- Task goal
Leave out the pictures; transcribe all else exactly.

- Material

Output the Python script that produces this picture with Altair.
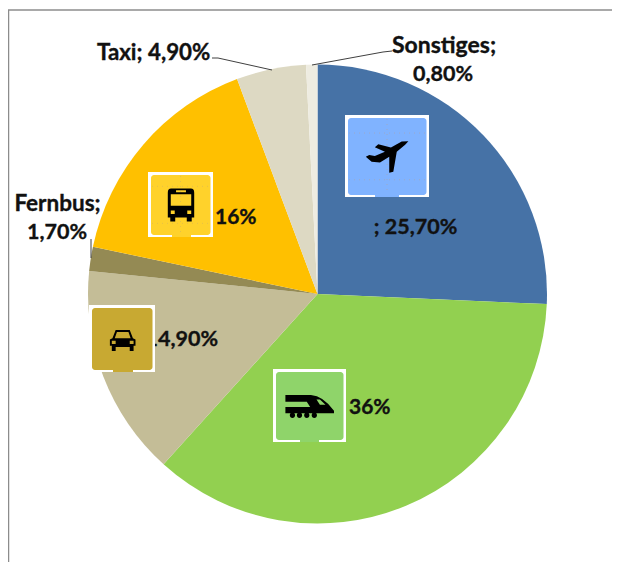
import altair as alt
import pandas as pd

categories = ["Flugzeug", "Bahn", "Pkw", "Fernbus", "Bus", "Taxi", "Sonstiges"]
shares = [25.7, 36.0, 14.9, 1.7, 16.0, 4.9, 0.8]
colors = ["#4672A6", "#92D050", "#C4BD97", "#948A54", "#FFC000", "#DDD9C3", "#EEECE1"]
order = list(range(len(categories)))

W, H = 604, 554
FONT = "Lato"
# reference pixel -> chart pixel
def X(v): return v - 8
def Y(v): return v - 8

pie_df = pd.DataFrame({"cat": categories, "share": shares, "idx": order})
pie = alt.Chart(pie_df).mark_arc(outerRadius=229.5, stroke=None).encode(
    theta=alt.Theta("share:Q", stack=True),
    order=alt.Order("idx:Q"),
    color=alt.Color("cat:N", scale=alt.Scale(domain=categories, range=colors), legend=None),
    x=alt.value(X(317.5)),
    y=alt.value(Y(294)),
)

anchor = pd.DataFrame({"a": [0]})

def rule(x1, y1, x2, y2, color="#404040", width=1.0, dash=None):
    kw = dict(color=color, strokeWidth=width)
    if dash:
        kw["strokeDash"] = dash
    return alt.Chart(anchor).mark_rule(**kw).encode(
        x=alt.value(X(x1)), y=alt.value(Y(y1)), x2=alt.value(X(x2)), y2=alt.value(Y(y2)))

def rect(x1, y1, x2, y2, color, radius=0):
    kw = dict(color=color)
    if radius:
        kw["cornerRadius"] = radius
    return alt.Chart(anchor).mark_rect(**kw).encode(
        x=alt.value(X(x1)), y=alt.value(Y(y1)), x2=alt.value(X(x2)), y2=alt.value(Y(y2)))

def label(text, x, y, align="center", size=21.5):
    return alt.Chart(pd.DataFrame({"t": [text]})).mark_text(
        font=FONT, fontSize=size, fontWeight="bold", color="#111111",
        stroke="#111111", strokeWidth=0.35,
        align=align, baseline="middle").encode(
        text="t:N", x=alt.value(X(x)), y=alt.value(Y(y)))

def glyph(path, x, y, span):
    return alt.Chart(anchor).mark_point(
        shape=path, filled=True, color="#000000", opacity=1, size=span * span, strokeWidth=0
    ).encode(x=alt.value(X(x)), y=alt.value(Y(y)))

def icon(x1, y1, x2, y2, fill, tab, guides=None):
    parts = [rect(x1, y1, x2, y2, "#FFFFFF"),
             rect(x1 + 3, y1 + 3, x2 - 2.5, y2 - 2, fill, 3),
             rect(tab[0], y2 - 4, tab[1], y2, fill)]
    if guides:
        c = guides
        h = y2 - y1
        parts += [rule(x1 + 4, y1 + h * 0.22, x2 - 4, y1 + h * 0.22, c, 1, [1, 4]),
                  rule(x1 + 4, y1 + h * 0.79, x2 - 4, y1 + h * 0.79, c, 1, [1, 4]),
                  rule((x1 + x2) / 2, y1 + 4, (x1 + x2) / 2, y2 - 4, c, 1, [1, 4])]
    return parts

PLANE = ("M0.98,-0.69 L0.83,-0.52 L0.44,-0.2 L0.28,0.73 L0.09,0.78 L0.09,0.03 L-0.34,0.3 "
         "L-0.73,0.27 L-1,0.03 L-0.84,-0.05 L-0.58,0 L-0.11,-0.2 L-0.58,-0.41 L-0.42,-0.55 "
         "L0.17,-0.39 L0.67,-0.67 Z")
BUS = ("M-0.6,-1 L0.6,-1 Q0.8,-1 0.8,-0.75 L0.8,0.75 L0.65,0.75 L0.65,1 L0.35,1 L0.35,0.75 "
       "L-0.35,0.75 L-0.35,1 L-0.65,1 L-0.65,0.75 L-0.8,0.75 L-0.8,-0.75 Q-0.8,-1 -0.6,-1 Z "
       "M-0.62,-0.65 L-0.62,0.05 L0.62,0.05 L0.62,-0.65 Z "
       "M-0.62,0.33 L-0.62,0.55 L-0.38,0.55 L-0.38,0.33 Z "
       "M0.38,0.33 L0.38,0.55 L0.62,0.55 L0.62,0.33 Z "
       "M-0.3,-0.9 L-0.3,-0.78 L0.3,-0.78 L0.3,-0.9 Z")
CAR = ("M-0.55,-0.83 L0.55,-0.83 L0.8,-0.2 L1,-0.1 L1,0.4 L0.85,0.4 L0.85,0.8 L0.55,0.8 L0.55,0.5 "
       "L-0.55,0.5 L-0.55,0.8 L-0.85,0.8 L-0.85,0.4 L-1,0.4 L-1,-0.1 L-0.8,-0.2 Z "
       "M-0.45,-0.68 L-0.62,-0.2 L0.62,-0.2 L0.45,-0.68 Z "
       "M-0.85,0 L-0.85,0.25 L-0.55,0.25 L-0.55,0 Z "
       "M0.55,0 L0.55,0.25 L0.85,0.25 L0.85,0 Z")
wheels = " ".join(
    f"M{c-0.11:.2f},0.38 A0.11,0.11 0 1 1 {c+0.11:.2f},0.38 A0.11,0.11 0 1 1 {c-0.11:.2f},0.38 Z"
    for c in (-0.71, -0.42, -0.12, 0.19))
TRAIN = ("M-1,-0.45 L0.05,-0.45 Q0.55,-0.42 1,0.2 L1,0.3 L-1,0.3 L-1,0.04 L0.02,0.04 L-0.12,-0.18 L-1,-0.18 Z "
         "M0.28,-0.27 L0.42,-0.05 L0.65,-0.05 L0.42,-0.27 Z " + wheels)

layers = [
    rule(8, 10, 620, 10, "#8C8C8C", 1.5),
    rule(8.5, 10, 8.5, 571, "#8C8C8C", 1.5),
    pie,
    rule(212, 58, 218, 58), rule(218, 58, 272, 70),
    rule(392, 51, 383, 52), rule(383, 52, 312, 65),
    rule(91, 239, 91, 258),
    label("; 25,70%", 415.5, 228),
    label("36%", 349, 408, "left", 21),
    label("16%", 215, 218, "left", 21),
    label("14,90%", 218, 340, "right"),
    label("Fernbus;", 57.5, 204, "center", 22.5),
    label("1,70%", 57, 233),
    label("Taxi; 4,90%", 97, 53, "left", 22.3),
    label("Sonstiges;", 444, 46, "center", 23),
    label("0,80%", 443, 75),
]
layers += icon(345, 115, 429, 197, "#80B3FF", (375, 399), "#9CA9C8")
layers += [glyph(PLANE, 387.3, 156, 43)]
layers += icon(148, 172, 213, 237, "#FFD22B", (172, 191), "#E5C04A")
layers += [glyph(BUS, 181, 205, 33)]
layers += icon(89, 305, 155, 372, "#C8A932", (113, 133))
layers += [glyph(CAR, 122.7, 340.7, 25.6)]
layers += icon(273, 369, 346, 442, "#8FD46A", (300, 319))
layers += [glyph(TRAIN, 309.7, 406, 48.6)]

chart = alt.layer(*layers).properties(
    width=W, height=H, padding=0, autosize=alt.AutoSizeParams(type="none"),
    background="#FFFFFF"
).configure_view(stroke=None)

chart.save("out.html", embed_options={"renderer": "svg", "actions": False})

- Exercise output
Output the Python script that produces this picture with Altair.
import altair as alt
import pandas as pd

categories = ["Flugzeug", "Bahn", "Pkw", "Fernbus", "Bus", "Taxi", "Sonstiges"]
shares = [25.7, 36.0, 14.9, 1.7, 16.0, 4.9, 0.8]
colors = ["#4672A6", "#92D050", "#C4BD97", "#948A54", "#FFC000", "#DDD9C3", "#EEECE1"]
order = list(range(len(categories)))

W, H = 604, 554
FONT = "Lato"
# reference pixel -> chart pixel
def X(v): return v - 8
def Y(v): return v - 8

pie_df = pd.DataFrame({"cat": categories, "share": shares, "idx": order})
pie = alt.Chart(pie_df).mark_arc(outerRadius=229.5, stroke=None).encode(
    theta=alt.Theta("share:Q", stack=True),
    order=alt.Order("idx:Q"),
    color=alt.Color("cat:N", scale=alt.Scale(domain=categories, range=colors), legend=None),
    x=alt.value(X(317.5)),
    y=alt.value(Y(294)),
)

anchor = pd.DataFrame({"a": [0]})

def rule(x1, y1, x2, y2, color="#404040", width=1.0, dash=None):
    kw = dict(color=color, strokeWidth=width)
    if dash:
        kw["strokeDash"] = dash
    return alt.Chart(anchor).mark_rule(**kw).encode(
        x=alt.value(X(x1)), y=alt.value(Y(y1)), x2=alt.value(X(x2)), y2=alt.value(Y(y2)))

def rect(x1, y1, x2, y2, color, radius=0):
    kw = dict(color=color)
    if radius:
        kw["cornerRadius"] = radius
    return alt.Chart(anchor).mark_rect(**kw).encode(
        x=alt.value(X(x1)), y=alt.value(Y(y1)), x2=alt.value(X(x2)), y2=alt.value(Y(y2)))

def label(text, x, y, align="center", size=21.5):
    return alt.Chart(pd.DataFrame({"t": [text]})).mark_text(
        font=FONT, fontSize=size, fontWeight="bold", color="#111111",
        stroke="#111111", strokeWidth=0.35,
        align=align, baseline="middle").encode(
        text="t:N", x=alt.value(X(x)), y=alt.value(Y(y)))

def glyph(path, x, y, span):
    return alt.Chart(anchor).mark_point(
        shape=path, filled=True, color="#000000", opacity=1, size=span * span, strokeWidth=0
    ).encode(x=alt.value(X(x)), y=alt.value(Y(y)))

def icon(x1, y1, x2, y2, fill, tab, guides=None):
    parts = [rect(x1, y1, x2, y2, "#FFFFFF"),
             rect(x1 + 3, y1 + 3, x2 - 2.5, y2 - 2, fill, 3),
             rect(tab[0], y2 - 4, tab[1], y2, fill)]
    if guides:
        c = guides
        h = y2 - y1
        parts += [rule(x1 + 4, y1 + h * 0.22, x2 - 4, y1 + h * 0.22, c, 1, [1, 4]),
                  rule(x1 + 4, y1 + h * 0.79, x2 - 4, y1 + h * 0.79, c, 1, [1, 4]),
                  rule((x1 + x2) / 2, y1 + 4, (x1 + x2) / 2, y2 - 4, c, 1, [1, 4])]
    return parts

PLANE = ("M0.98,-0.69 L0.83,-0.52 L0.44,-0.2 L0.28,0.73 L0.09,0.78 L0.09,0.03 L-0.34,0.3 "
         "L-0.73,0.27 L-1,0.03 L-0.84,-0.05 L-0.58,0 L-0.11,-0.2 L-0.58,-0.41 L-0.42,-0.55 "
         "L0.17,-0.39 L0.67,-0.67 Z")
BUS = ("M-0.6,-1 L0.6,-1 Q0.8,-1 0.8,-0.75 L0.8,0.75 L0.65,0.75 L0.65,1 L0.35,1 L0.35,0.75 "
       "L-0.35,0.75 L-0.35,1 L-0.65,1 L-0.65,0.75 L-0.8,0.75 L-0.8,-0.75 Q-0.8,-1 -0.6,-1 Z "
       "M-0.62,-0.65 L-0.62,0.05 L0.62,0.05 L0.62,-0.65 Z "
       "M-0.62,0.33 L-0.62,0.55 L-0.38,0.55 L-0.38,0.33 Z "
       "M0.38,0.33 L0.38,0.55 L0.62,0.55 L0.62,0.33 Z "
       "M-0.3,-0.9 L-0.3,-0.78 L0.3,-0.78 L0.3,-0.9 Z")
CAR = ("M-0.55,-0.83 L0.55,-0.83 L0.8,-0.2 L1,-0.1 L1,0.4 L0.85,0.4 L0.85,0.8 L0.55,0.8 L0.55,0.5 "
       "L-0.55,0.5 L-0.55,0.8 L-0.85,0.8 L-0.85,0.4 L-1,0.4 L-1,-0.1 L-0.8,-0.2 Z "
       "M-0.45,-0.68 L-0.62,-0.2 L0.62,-0.2 L0.45,-0.68 Z "
       "M-0.85,0 L-0.85,0.25 L-0.55,0.25 L-0.55,0 Z "
       "M0.55,0 L0.55,0.25 L0.85,0.25 L0.85,0 Z")
wheels = " ".join(
    f"M{c-0.11:.2f},0.38 A0.11,0.11 0 1 1 {c+0.11:.2f},0.38 A0.11,0.11 0 1 1 {c-0.11:.2f},0.38 Z"
    for c in (-0.71, -0.42, -0.12, 0.19))
TRAIN = ("M-1,-0.45 L0.05,-0.45 Q0.55,-0.42 1,0.2 L1,0.3 L-1,0.3 L-1,0.04 L0.02,0.04 L-0.12,-0.18 L-1,-0.18 Z "
         "M0.28,-0.27 L0.42,-0.05 L0.65,-0.05 L0.42,-0.27 Z " + wheels)

layers = [
    rule(8, 10, 620, 10, "#8C8C8C", 1.5),
    rule(8.5, 10, 8.5, 571, "#8C8C8C", 1.5),
    pie,
    rule(212, 58, 218, 58), rule(218, 58, 272, 70),
    rule(392, 51, 383, 52), rule(383, 52, 312, 65),
    rule(91, 239, 91, 258),
    label("; 25,70%", 415.5, 228),
    label("36%", 349, 408, "left", 21),
    label("16%", 215, 218, "left", 21),
    label("14,90%", 218, 340, "right"),
    label("Fernbus;", 57.5, 204, "center", 22.5),
    label("1,70%", 57, 233),
    label("Taxi; 4,90%", 97, 53, "left", 22.3),
    label("Sonstiges;", 444, 46, "center", 23),
    label("0,80%", 443, 75),
]
layers += icon(345, 115, 429, 197, "#80B3FF", (375, 399), "#9CA9C8")
layers += [glyph(PLANE, 387.3, 156, 43)]
layers += icon(148, 172, 213, 237, "#FFD22B", (172, 191), "#E5C04A")
layers += [glyph(BUS, 181, 205, 33)]
layers += icon(89, 305, 155, 372, "#C8A932", (113, 133))
layers += [glyph(CAR, 122.7, 340.7, 25.6)]
layers += icon(273, 369, 346, 442, "#8FD46A", (300, 319))
layers += [glyph(TRAIN, 309.7, 406, 48.6)]

chart = alt.layer(*layers).properties(
    width=W, height=H, padding=0, autosize=alt.AutoSizeParams(type="none"),
    background="#FFFFFF"
).configure_view(stroke=None)

chart.save("out.html", embed_options={"renderer": "svg", "actions": False})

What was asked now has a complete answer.